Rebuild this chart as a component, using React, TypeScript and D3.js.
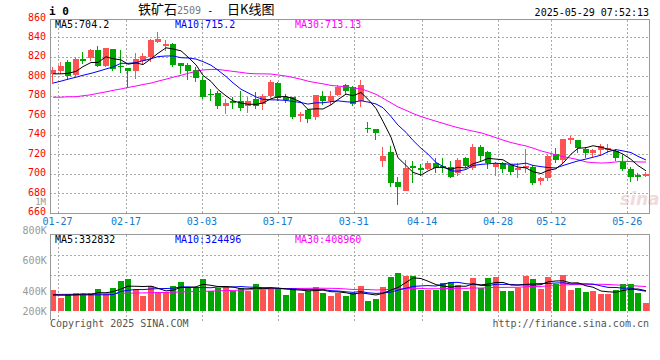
import React from "react";
import * as d3 from "d3";

const DATES = [
  "01-24","01-27","02-05","02-06","02-07","02-10","02-11","02-12","02-13","02-14",
  "02-17","02-18","02-19","02-20","02-21","02-24","02-25","02-26","02-27","02-28",
  "03-03","03-04","03-05","03-06","03-07","03-10","03-11","03-12","03-13","03-14",
  "03-17","03-18","03-19","03-20","03-21","03-24","03-25","03-26","03-27","03-28",
  "03-31","04-01","04-02","04-03","04-07","04-08","04-09","04-10","04-11",
  "04-14","04-15","04-16","04-17","04-18","04-21","04-22","04-23","04-24","04-25",
  "04-28","04-29","04-30","05-06","05-07","05-08","05-09",
  "05-12","05-13","05-14","05-15","05-16","05-19","05-20","05-21","05-22","05-23",
  "05-26","05-27","05-28","05-29"
];

const OPEN = [
  802, 805.5, 814.5, 801.5, 817.5, 818.5, 827, 810.5, 827.5, 811,
  808, 805.5, 816, 820, 835, 831, 833, 814, 811.5, 806,
  796, 782, 783, 770, 774.5, 774.5, 769.5, 777, 771.5, 779.5,
  793, 779, 778.5, 759.5, 765.5, 758.5, 780, 775, 781, 791,
  789, 774.5, 747, 746, 713, 722.5, 691.5, 682.5, 708,
  705.5, 705, 711.5, 708, 706.5, 701, 716.5, 706, 727.5, 722.5,
  706.5, 710.5, 709, 704, 705.5, 707, 693,
  696, 720.5, 714.5, 735, 735, 725.5, 721, 724, 724.5, 723,
  712.5, 705, 698.5, 697.5
];
const HIGH = [
  810, 814.5, 817, 820, 825, 827.5, 831.5, 829.5, 828, 827,
  808.5, 823.5, 823.5, 838, 845, 837, 834.5, 814, 814, 810,
  800, 786.5, 784.5, 777, 778.5, 784.5, 778.5, 784, 781.5, 796,
  794.5, 781.5, 779, 763.5, 766.5, 781, 784.5, 785, 791.5, 792.5,
  790, 796, 753.5, 746, 727, 728.5, 696.5, 714, 713,
  709.5, 713, 716, 716, 713, 716, 717, 730, 729.5, 723.5,
  712, 712, 710, 711, 725, 709, 697,
  719.5, 726, 736, 738.5, 735, 727.5, 725, 730, 730.5, 725.5,
  719.5, 706.5, 701, 702
];
const LOW = [
  792.5, 802.5, 796, 799, 813, 816, 809.5, 809.5, 805, 803.5,
  789, 797, 813, 814.5, 834.5, 825.5, 809.5, 802, 796.5, 794,
  776.5, 775, 766, 761.5, 766.5, 764, 762, 766, 765.5, 778,
  775, 772.5, 756, 753.5, 752, 755, 771, 771, 779.5, 782,
  769, 768.5, 741.5, 735, 707, 686, 668, 682, 690,
  697.5, 703.5, 700.5, 701, 695.5, 698, 706, 704, 713, 705,
  697.5, 701, 699, 695.5, 701, 688, 688.5,
  692.5, 711.5, 711, 731, 721.5, 716.5, 717, 719, 721, 713.5,
  703, 691, 692.5, 696.5
];
const CLOSE = [
  806, 810.5, 800, 817.5, 815.5, 827, 811, 829, 807.5, 809.5,
  805, 817.5, 820.5, 837, 838, 833, 811.5, 811, 805, 798,
  779, 780.5, 769.5, 772.5, 772.5, 767.5, 774.5, 769, 779.5, 794,
  777.5, 776, 758.5, 761.5, 756.5, 780.5, 775, 780, 788.5, 784.5,
  772, 791.5, 745.5, 741.5, 718, 690.5, 686.5, 706, 706,
  704, 711.5, 705.5, 705.5, 696.5, 714, 708, 727, 718, 711.5,
  710.5, 704.5, 702, 705.5, 707.5, 690.5, 695.5,
  718, 714, 736, 736.5, 726, 721, 724, 728.5, 726.5, 716.5,
  705, 697, 697, 699.5
];
const VOLUME = [
  344000, 219000, 273000, 295000, 273000, 295000, 361000, 273000, 382000, 492000,
  525000, 355000, 251000, 410000, 317000, 317000, 410000, 481000, 399000, 372000,
  525000, 328000, 382000, 399000, 328000, 382000, 328000, 443000, 344000, 382000,
  382000, 262000, 382000, 301000, 328000, 399000, 301000, 251000, 290000, 251000,
  290000, 410000, 164000, 197000, 393000, 557000, 617000, 574000, 574000,
  339000, 339000, 339000, 459000, 475000, 426000, 328000, 541000, 372000, 541000,
  557000, 328000, 328000, 372000, 574000, 525000, 361000,
  557000, 443000, 590000, 344000, 377000, 311000, 328000, 279000, 279000, 344000,
  443000, 443000, 295000, 137000
];

// moving-average values before enough history exists
const MA5_HEAD = [802.5, 802.5, 803, 805];
const MA10_HEAD = [793, 795, 797, 799, 801, 803, 805, 807.5, 809.5];
const MA30_HEAD = [
  778.5, 778.5, 779, 779, 780, 781, 782.5, 784, 785.5, 787,
  788.5, 790, 791.5, 793, 795, 797, 799, 801, 803, 805,
  806.5, 807, 807, 806, 805, 804, 803, 802.5, 802.5
];
const VMA5_HEAD = [265000, 262000, 262000, 266000];
const VMA10_HEAD = [262000, 262000, 263000, 263000, 264000, 264000, 265000, 266000, 268000];
const VMA30_HEAD = [
  272000, 273000, 274000, 275000, 276000, 278000, 280000, 282000, 285000, 288000,
  292000, 295000, 297000, 300000, 302000, 305000, 308000, 312000, 315000, 318000,
  322000, 326000, 330000, 334000, 338000, 343000, 348000, 353000, 358000
];

const PRICE_TICKS = [860, 840, 820, 800, 780, 760, 740, 720, 700, 680, 660];
const DATE_TICKS = ["01-27", "02-17", "03-03", "03-17", "03-31", "04-14", "04-28", "05-12", "05-26"];
const VOL_TICK_LABELS = ["800K", "600K", "400K", "200K"];
const PRICE_LEGEND = ["704.2", "715.2", "713.13"];
const VOL_LEGEND = ["332832", "324496", "408960"];

function movingAverage(values: number[], n: number, head: number[]): number[] {
  return values.map((_, i) =>
    i < n - 1 ? head[i] : (d3.mean(values.slice(i - n + 1, i + 1)) as number)
  );
}

const LEFT = 50;
const RIGHT = 650;
const P_TOP = 19.5;
const P_BOT = 213.5;
const V_TOP = 234.5;
const V_BOT = 311;

const RED = "#ff5252";
const GREEN = "#00a600";
const MONO = "'DejaVu Sans Mono', monospace";
const CJK = "'Noto Sans CJK SC', sans-serif";

export default function App() {
  const xBand = d3.scaleBand<string>().domain(DATES).range([LEFT, RIGHT]).padding(0);
  const xGrid = d3.scalePoint<string>().domain(DATES).range([LEFT, RIGHT]);
  const yP = d3.scaleLinear().domain([660, 860]).range([212.7, 17.8]);
  const yV = d3.scaleLinear().domain([0, 1262000]).range([V_BOT, 234]);

  const bodyW = Math.round(xBand.step() * 0.8);
  const left = (d: string) => Math.round(xBand(d) as number);
  const cx = (i: number) => left(DATES[i]) + bodyW / 2;

  const ma5 = movingAverage(CLOSE, 5, MA5_HEAD);
  const ma10 = movingAverage(CLOSE, 10, MA10_HEAD);
  const ma30 = movingAverage(CLOSE, 30, MA30_HEAD);
  const vma5 = movingAverage(VOLUME, 5, VMA5_HEAD);
  const vma10 = movingAverage(VOLUME, 10, VMA10_HEAD);
  const vma30 = movingAverage(VOLUME, 30, VMA30_HEAD);

  const pLine = d3.line<number>().x((_, i) => cx(i)).y((v) => yP(v));
  const vLine = d3.line<number>().x((_, i) => cx(i)).y((v) => yV(v));

  const gridColor = "#aaa";
  const dash = "2,2";
  const gy = (v: number) => Math.round(yP(v)) + 0.5;

  return (
    <svg
      width={660}
      height={360}
      style={{ position: "fixed", left: 0, top: 0, background: "#fff" }}
      fontFamily={MONO}
      fontSize={10}
    >
      <rect x={0} y={0} width={660} height={360} fill="#fff" />

      {/* header */}
      <text x={49} y={15} fontWeight="bold" fontSize={11} fill="#000">i 0</text>
      <text x={138} y={14} fill="#000">
        <tspan fontFamily={CJK} fontSize={13}>铁矿石</tspan>
        <tspan fill="#777">2509</tspan>
        <tspan> - </tspan>
        <tspan x={227} fontFamily={CJK} fontSize={13}>日K线图</tspan>
      </text>
      <text x={649} y={15.5} textAnchor="end" fill="#000">2025-05-29 07:52:13</text>

      {/* price grid */}
      {PRICE_TICKS.filter((t) => t < 860 && t > 660).map((t) => (
        <line key={"hg" + t} x1={LEFT} x2={RIGHT} y1={gy(t)} y2={gy(t)}
          stroke={gridColor} strokeDasharray={dash} shapeRendering="crispEdges" />
      ))}
      {DATE_TICKS.map((d) => {
        const x = Math.round(xGrid(d) as number) + 0.5;
        return (
          <g key={"vg" + d}>
            <line x1={x} x2={x} y1={P_TOP} y2={P_BOT} stroke={gridColor}
              strokeDasharray={dash} shapeRendering="crispEdges" />
            <line x1={x} x2={x} y1={V_TOP} y2={321} stroke={gridColor}
              strokeDasharray={dash} shapeRendering="crispEdges" />
          </g>
        );
      })}

      {/* watermark */}
      <text x={620} y={205} fontFamily="'DejaVu Sans', sans-serif" fontSize={17}
        fontStyle="italic" fontWeight="bold" fill="#e6c4c4" opacity={0.6}>sina</text>

      {/* candles */}
      {DATES.map((d, i) => {
        const o = OPEN[i], c = CLOSE[i];
        const up = c >= o;
        const color = up ? RED : GREEN;
        const L = left(d);
        const top = Math.round(yP(Math.max(o, c)));
        const bot = Math.round(yP(Math.min(o, c)));
        const h = Math.max(1, bot - top);
        return (
          <g key={"c" + d} shapeRendering="crispEdges">
            <line x1={L + 2.5} x2={L + 2.5} y1={Math.round(yP(HIGH[i]))}
              y2={Math.round(yP(LOW[i]))} stroke={color} />
            <rect x={L} y={top} width={bodyW} height={h} fill={color} />
          </g>
        );
      })}

      {/* price MAs */}
      <path d={pLine(ma30) as string} fill="none" stroke="#ff00ff" strokeWidth={1} />
      <path d={pLine(ma10) as string} fill="none" stroke="#0000ff" strokeWidth={1} />
      <path d={pLine(ma5) as string} fill="none" stroke="#000" strokeWidth={1} />

      {/* price frame */}
      <g stroke="#999" shapeRendering="crispEdges">
        <line x1={LEFT} x2={RIGHT} y1={P_TOP} y2={P_TOP} />
        <line x1={LEFT} x2={RIGHT} y1={P_BOT} y2={P_BOT} />
        <line x1={LEFT + 0.5} x2={LEFT + 0.5} y1={P_TOP} y2={P_BOT} />
        <line x1={RIGHT - 0.5} x2={RIGHT - 0.5} y1={P_TOP} y2={P_BOT} />
      </g>

      {/* price legend */}
      <text x={55} y={27.6} fill="#000">MA5:{PRICE_LEGEND[0]}</text>
      <text x={175} y={27.6} fill="#0000ff">MA10:{PRICE_LEGEND[1]}</text>
      <text x={295} y={27.6} fill="#ff00ff">MA30:{PRICE_LEGEND[2]}</text>

      {/* price axis labels */}
      {PRICE_TICKS.map((t) => (
        <text key={"pt" + t} x={46} y={yP(t) + 2.7} textAnchor="end" fill="#f00">{t}</text>
      ))}
      <text x={46} y={204.8} textAnchor="end" fill="#999" fontSize={9}>1M</text>

      {/* date labels */}
      {DATE_TICKS.map((d) => (
        <text key={"dl" + d} x={xGrid(d) as number} y={225.3} textAnchor="middle" fill="#0f7ad0">{d}</text>
      ))}

      {/* volume grid */}
      {[255.5, 275.5].map((y) => (
        <line key={"vh" + y} x1={LEFT} x2={RIGHT} y1={y} y2={y} stroke={gridColor}
          strokeDasharray={dash} shapeRendering="crispEdges" />
      ))}

      {/* volume bars */}
      {DATES.map((d, i) => {
        const up = CLOSE[i] >= OPEN[i];
        const y = Math.round(yV(VOLUME[i]));
        return (
          <rect key={"v" + d} x={left(d)} y={y} width={bodyW} height={V_BOT - y}
            fill={up ? RED : GREEN} shapeRendering="crispEdges" />
        );
      })}

      {/* volume MAs */}
      <path d={vLine(vma30) as string} fill="none" stroke="#ff00ff" strokeWidth={1} />
      <path d={vLine(vma10) as string} fill="none" stroke="#0000ff" strokeWidth={1} />
      <path d={vLine(vma5) as string} fill="none" stroke="#000" strokeWidth={1} />

      {/* volume frame */}
      <g stroke="#999" shapeRendering="crispEdges">
        <line x1={LEFT} x2={RIGHT} y1={V_TOP} y2={V_TOP} />
        <line x1={LEFT + 0.5} x2={LEFT + 0.5} y1={V_TOP} y2={320} />
        <line x1={RIGHT - 0.5} x2={RIGHT - 0.5} y1={V_TOP} y2={V_BOT} />
      </g>

      {/* volume legend */}
      <text x={55} y={242.6} fill="#000">MA5:{VOL_LEGEND[0]}</text>
      <text x={175} y={242.6} fill="#0000ff">MA10:{VOL_LEGEND[1]}</text>
      <text x={295} y={242.6} fill="#ff00ff">MA30:{VOL_LEGEND[2]}</text>

      {/* volume axis labels */}
      {VOL_TICK_LABELS.map((t, k) => (
        <text key={"vl" + t} x={46.7} y={[234.4, 263.6, 294.8, 314.8][k]} textAnchor="end" fill="#999">{t}</text>
      ))}

      {/* footer */}
      <text x={50} y={327} fill="#555">Copyright 2025 SINA.COM</text>
      <text x={649} y={327} textAnchor="end" fill="#555">http://finance.sina.com.cn</text>
    </svg>
  );
}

SET PROBLEM: Copy nothing but the lines from the first one in the listing through the line with "import * as", and omit the pictures.

SOLUTION:
Rebuild this chart as a component, using React, TypeScript and D3.js.
import React from "react";
import * as d3 from "d3";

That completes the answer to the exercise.